Adventure / Drama / Biography

Film Review

Abstract picture representing Dersu Uzala (1975)
The failure of his first colour feature Dodes'ka-den (1970) came as a bitter blow to director Akira Kurosawa.  Once one of Japan's most esteemed filmmakers, Kurosawa was now having serious difficulty finding financial support and an audience.  Depression led him to attempt suicide in 1971 but within two years he was back in business, making his most ambitious film with the support of the Soviet film company Mosfilm.  Dersu Uzala was a spectacular beginning to the mature phase of Kurosawa's career, an elegiac contemplation on man's relationship with the natural world that is both visually stunning and harrowingly humane.   

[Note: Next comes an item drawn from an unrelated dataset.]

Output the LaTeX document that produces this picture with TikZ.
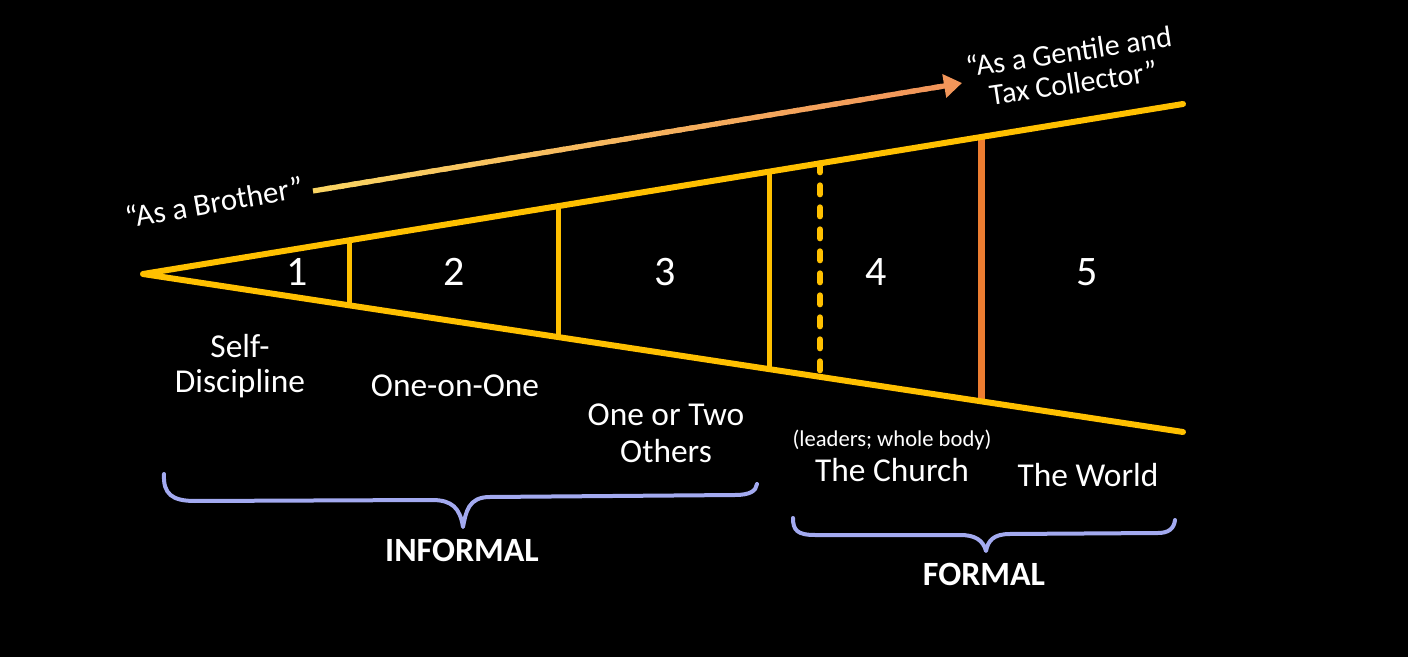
\documentclass[tikz,border=0pt]{standalone}
\usepackage{fontspec}
\setmainfont{Carlito}
\usetikzlibrary{arrows.meta,calc}
\definecolor{gold}{HTML}{FFC000}
\definecolor{orng}{HTML}{ED7D31}
\definecolor{lav}{HTML}{A3AAF0}
\definecolor{arA}{HTML}{FAD563}
\definecolor{arB}{HTML}{F2965A}
\begin{document}
\begin{tikzpicture}[x=0.5pt,y=-0.5pt,
  edge/.style={gold,line width=3pt,line cap=round,line join=round},
  divider/.style={gold,line width=2.5pt},
  lbl/.style={text=white,font=\fontsize{16.7}{17.5}\selectfont,align=center,inner sep=0pt},
  small/.style={text=white,font=\fontsize{11.3}{13}\selectfont,inner sep=0pt},
  num/.style={text=white,font=\fontsize{21}{24}\selectfont,inner sep=0pt},
  brace/.style={lav,line width=2pt,line cap=round,line join=round},
  big/.style={text=white,font=\bfseries\fontsize{17}{19}\selectfont,inner sep=0pt}]
\fill[black] (0,0) rectangle (1408,657);
\useasboundingbox (0,0) rectangle (1408,657);

% funnel
\coordinate (A) at (143,274);
\coordinate (U) at (1183,104);
\coordinate (L) at (1183,432);
\foreach \n/\t in {1/0.19808,2/0.39904,3/0.60288,4/0.65096,5/0.80577}{
  \coordinate (u\n) at ($(A)!\t!(U)$);
  \coordinate (l\n) at ($(A)!\t!(L)$);
}
\draw[divider] (u1) -- (l1);
\draw[divider] (u2) -- (l2);
\draw[divider] (u3) -- (l3);
\draw[gold,line width=3pt,line cap=round,dash pattern=on 4.5pt off 6.5pt] (u4) -- (l4);
\draw[orng,line width=3.5pt] (u5) -- (l5);
\draw[edge] (U) -- (A) -- (L);

% numbers
\node[num] (n1) at (297,272) {1};
\node[num] (n2) at (454,272) {2};
\node[num] (n3) at (665,272) {3};
\node[num] (n4) at (876,272) {4};
\node[num] (n5) at (1087,272) {5};

% gradient arrow
\coordinate (s) at (313,191);
\coordinate (e) at (962,83);
\foreach \i in {0,...,47}{
  \pgfmathsetmacro\ta{\i/50}
  \pgfmathsetmacro\tb{(\i+1.4)/50}
  \pgfmathtruncatemacro\pc{100-\i*100/47}
  \draw[line width=2.6pt,arA!\pc!arB] ($(s)!\ta!(e)$) -- ($(s)!\tb!(e)$);
}
\draw[arB,line width=2.6pt,-{Triangle[length=9pt,width=11.5pt]}] ($(s)!0.955!(e)$) -- (e);

\node[lbl,rotate=10,font=\fontsize{15.5}{17}\selectfont] (bro) at (214,202) {“As a Brother”};
\node[lbl,rotate=8.5,font=\fontsize{15}{15.8}\selectfont] (gen) at (1071,67) {“As a Gentile and\\Tax Collector”};

% labels
\node[lbl] (self) at (240,366) {Self-\\Discipline};
\node[lbl] (one) at (455,386) {One-on-One};
\node[lbl,font=\fontsize{16.7}{18.5}\selectfont] (two) at (666,433) {One or Two\\Others};
\node[small] (lead) at (892,440) {(leaders; whole body)};
\node[lbl] (church) at (892,470) {The Church};
\node[lbl] (world) at (1088,475) {The World};

% braces
\draw[brace] (164,474) .. controls (163,494) and (172,501) .. (195,501)
  -- (432,500) .. controls (452,500) and (460,508) .. (463,527)
  .. controls (466,512) and (468,497) .. (490,497)
  -- (735,495) .. controls (750,495) and (756,491) .. (757,484);
\draw[brace] (793,518) .. controls (793,530) and (797,535) .. (815,535)
  -- (960,535) .. controls (975,535) and (983,540) .. (986,551)
  .. controls (988,541) and (993,534) .. (1010,534)
  -- (1158,533) .. controls (1168,533) and (1174,529) .. (1175,520);
\node[big] (inf) at (462,550) {INFORMAL};
\node[big] (form) at (984,574) {FORMAL};
\end{tikzpicture}
\end{document}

The film is based on the real-life exploits of the Russian explorer Vladimir Arsenyev, as recorded in his memoirs Dersu Uzala.  The book had previously been adapted by the Soviet filmmaker Agasi Babayan in 1961 and Kurosawa had been interested in making his own film version for over twenty years.  Dersu Uzala had two themes that appealed to the Japanese filmmaker.  First there was the account of an extraordinary friendship between two men from very different cultures, a Russian topographer and a nomadic Chinese - two people who, in spite of their differences, grew to develop a profound understanding and respect for each other that offers hope for humanity.  Then there is the story of man's relationship with nature, something that was a particular concern for Kurosawa.  "People should be more humble toward nature," he once remarked, " because we are a part of it and we must become harmonized with it."  In Dersu Uzala, Kurosawa shows how small man is when set aside the vastness of nature and persuades us that it is only by showing humility and respecting the natural world that humanity will survive.

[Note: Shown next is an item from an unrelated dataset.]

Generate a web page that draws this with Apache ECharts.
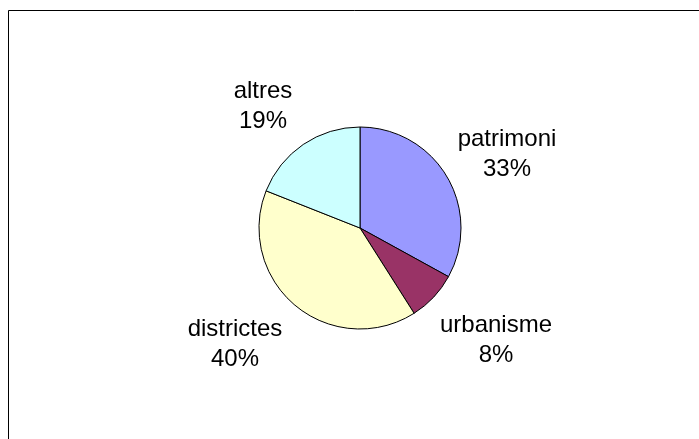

The only one of Kurosawa's films to be shot on 70mm film, Dersu Uzala has a visual impact that surpasses almost anything to be found in his other work.  The most arresting sequence comes towards the end of Part One, with Arsenyev and his dwarfish companion making a desperate bid to survive, constructing a makeshift shelter from sea grass as the sun sinks inexorably towards the horizon.  It is a frantic race against time, and the stark visuals coupled with some frenetic camerawork and editing conjure up a harrowing sense of urgency.  This is life on a knife-edge - two feeble humans pitted against the awesome might of nature.  Even in his more action-oriented samurai films, Kurosawa never crafted a more tense and gripping sequence than this.

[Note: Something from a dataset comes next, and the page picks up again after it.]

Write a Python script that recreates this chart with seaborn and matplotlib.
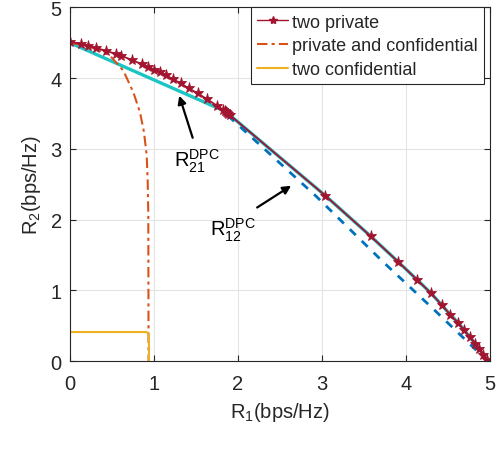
import numpy as np
import pandas as pd
import matplotlib
matplotlib.use("Agg")
import matplotlib.pyplot as plt
import seaborn as sns
from matplotlib.lines import Line2D

# ---------------------------------------------------------------
# Data
# ---------------------------------------------------------------
# two private (curved top part, then the near-straight part)
priv_x = [0.0, 0.131, 0.218, 0.31, 0.425, 0.548, 0.611, 0.734, 0.861, 0.925,
          1.0, 1.071, 1.143, 1.226, 1.318, 1.413, 1.52, 1.627, 1.75, 1.825,
          1.845, 1.86, 1.872, 1.885, 1.9,
          3.04, 3.58, 3.905, 4.131, 4.298, 4.425, 4.527, 4.619, 4.694, 4.758,
          4.825, 4.873, 4.92, 4.968]
priv_y = [4.516, 4.484, 4.455, 4.427, 4.389, 4.342, 4.318, 4.257, 4.196, 4.158,
          4.12, 4.083, 4.041, 3.985, 3.928, 3.857, 3.786, 3.706, 3.611, 3.55,
          3.535, 3.522, 3.51, 3.494, 3.48,
          2.338, 1.764, 1.405, 1.15, 0.958, 0.792, 0.655, 0.542, 0.434, 0.339,
          0.245, 0.17, 0.089, 0.01]

# R21 DPC (cyan) and R12 DPC (blue dashed)
dpc21_x = [0.0, 1.83, 1.9, 3.04, 3.58, 3.905, 4.131, 4.298, 4.425, 4.527, 4.619,
           4.694, 4.758, 4.825, 4.873, 4.92, 4.968]
dpc21_y = [4.5, 3.54, 3.48, 2.338, 1.764, 1.405, 1.15, 0.958, 0.792, 0.655, 0.542,
           0.434, 0.339, 0.245, 0.17, 0.089, 0.01]
dpc12_x = [1.88, 2.93, 3.72, 4.37, 4.97]
dpc12_y = [3.47, 2.33, 1.41, 0.685, 0.0]

# private and confidential
pc_x = [0.0, 0.2, 0.357, 0.476, 0.635, 0.754, 0.833, 0.881, 0.913, 0.925, 0.932, 0.935]
pc_y = [4.5, 4.46, 4.39, 4.318, 4.106, 3.80, 3.517, 3.235, 2.904, 2.528, 2.055, 0.0]

# two confidential
conf_x = [0.0, 0.9, 0.93, 0.94, 0.94]
conf_y = [0.41, 0.41, 0.40, 0.30, 0.0]

x_ticks = [0, 1, 2, 3, 4, 5]
y_ticks = [0, 1, 2, 3, 4, 5]
legend_labels = ["two private", "private and confidential", "two confidential"]

# ---------------------------------------------------------------
# Style
# ---------------------------------------------------------------
sns.set_theme(style="whitegrid")
plt.rcParams["font.family"] = ["Liberation Sans", "DejaVu Sans"]
plt.rcParams["mathtext.fontset"] = "custom"
plt.rcParams["mathtext.rm"] = "Liberation Sans"
plt.rcParams["mathtext.it"] = "Liberation Sans"

fig = plt.figure(figsize=(4.98, 4.56), dpi=100)
ax = fig.add_axes([0.1406, 0.2061, 0.8434, 0.7753])

axis_grey = "#262626"
c_priv = "#A2142F"
c_pc = "#D95319"
c_conf = "#EDB120"
c_21 = "#1CC4C4"
c_12 = "#0072BD"
pc_dash = (0, (5, 2, 1.5, 2))

kw = dict(sort=False, estimator=None, ax=ax, legend=False)
sns.lineplot(x=dpc21_x, y=dpc21_y, color=c_21, linewidth=2.4, **kw)
sns.lineplot(x=dpc12_x, y=dpc12_y, color=c_12, linewidth=2.0,
             linestyle=(0, (3, 3)), **kw)
sns.lineplot(x=pc_x, y=pc_y, color=c_pc, linewidth=1.5, linestyle=pc_dash, **kw)
sns.lineplot(x=conf_x, y=conf_y, color=c_conf, linewidth=1.5, **kw)
sns.lineplot(x=priv_x, y=priv_y, color=c_priv, linewidth=1.3, marker="*",
             markersize=8, markeredgewidth=0.6, markeredgecolor=c_priv, **kw)

ax.set_xlim(0, 5)
ax.set_ylim(0, 5)
ax.set_xticks(x_ticks)
ax.set_yticks(y_ticks)
ax.set_xticklabels([str(t) for t in x_ticks])
ax.set_yticklabels([str(t) for t in y_ticks])
ax.grid(True, color="#E3E3E3", linewidth=0.8)
ax.set_facecolor("white")
for s in ax.spines.values():
    s.set_visible(True)
    s.set_color(axis_grey)
    s.set_linewidth(0.8)
ax.tick_params(direction="in", length=4, width=0.8, colors=axis_grey,
               labelsize=14.5, top=True, right=True, bottom=True, left=True)
ax.tick_params(axis="x", pad=9.6)
ax.tick_params(axis="y", pad=6)

ax.set_xlabel(r"$\mathregular{R_1}$(bps/Hz)", fontsize=14.5, color=axis_grey, labelpad=5)
ax.set_ylabel(r"$\mathregular{R_2}$(bps/Hz)", fontsize=14.5, color=axis_grey, labelpad=5)

# annotations
ax.annotate("", xy=(1.29, 3.79), xytext=(1.47, 3.12),
            arrowprops=dict(arrowstyle="-|>", color="black", lw=1.6,
                            mutation_scale=12))
ax.text(1.238, 2.75, r"$\mathregular{R_{21}^{DPC}}$", fontsize=14.5,
        ha="left", va="baseline", color="black")
ax.annotate("", xy=(2.66, 2.5), xytext=(2.2, 2.15),
            arrowprops=dict(arrowstyle="-|>", color="black", lw=1.6,
                            mutation_scale=12))
ax.text(1.667, 1.78, r"$\mathregular{R_{12}^{DPC}}$", fontsize=14.5,
        ha="left", va="baseline", color="black")

# legend
handles = [
    Line2D([], [], color=c_priv, linewidth=1.0, marker="*", markersize=6),
    Line2D([], [], color=c_pc, linewidth=1.5, linestyle=pc_dash),
    Line2D([], [], color=c_conf, linewidth=1.5),
]
leg = ax.legend(handles, legend_labels,
                loc="upper right", bbox_to_anchor=(0.985, 1.0), fontsize=13,
                frameon=True, fancybox=False, framealpha=1, edgecolor=axis_grey,
                borderaxespad=0, handlelength=1.7, handletextpad=0.2,
                borderpad=0.35, labelspacing=0.37)
leg.get_frame().set_linewidth(0.8)

fig.savefig("out.png", dpi=100)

The pace slows down markedly in the film's second part, as the tragic final chapter in Dersu's life is recounted with exquisite humanity.  This reveals a new side to Kurosawa's art - more contemplative, more subtle, more ironic.  In the first half of the film, Dersu shows us how to live with dignity in a hostile world.  In the second half, Dersu becomes a tragic figure, progressively demeaned by the cruel processes of ageing.  Out of place in the civilised modern world, he must return to nature, but it is here that he dies, slain not by the savagery of nature but by the thoughtless greed of man.  There is a pointed meaning to Dersu's death that gives Kurosawa's film a special pertinence.  Man's worst enemy is not nature but himself.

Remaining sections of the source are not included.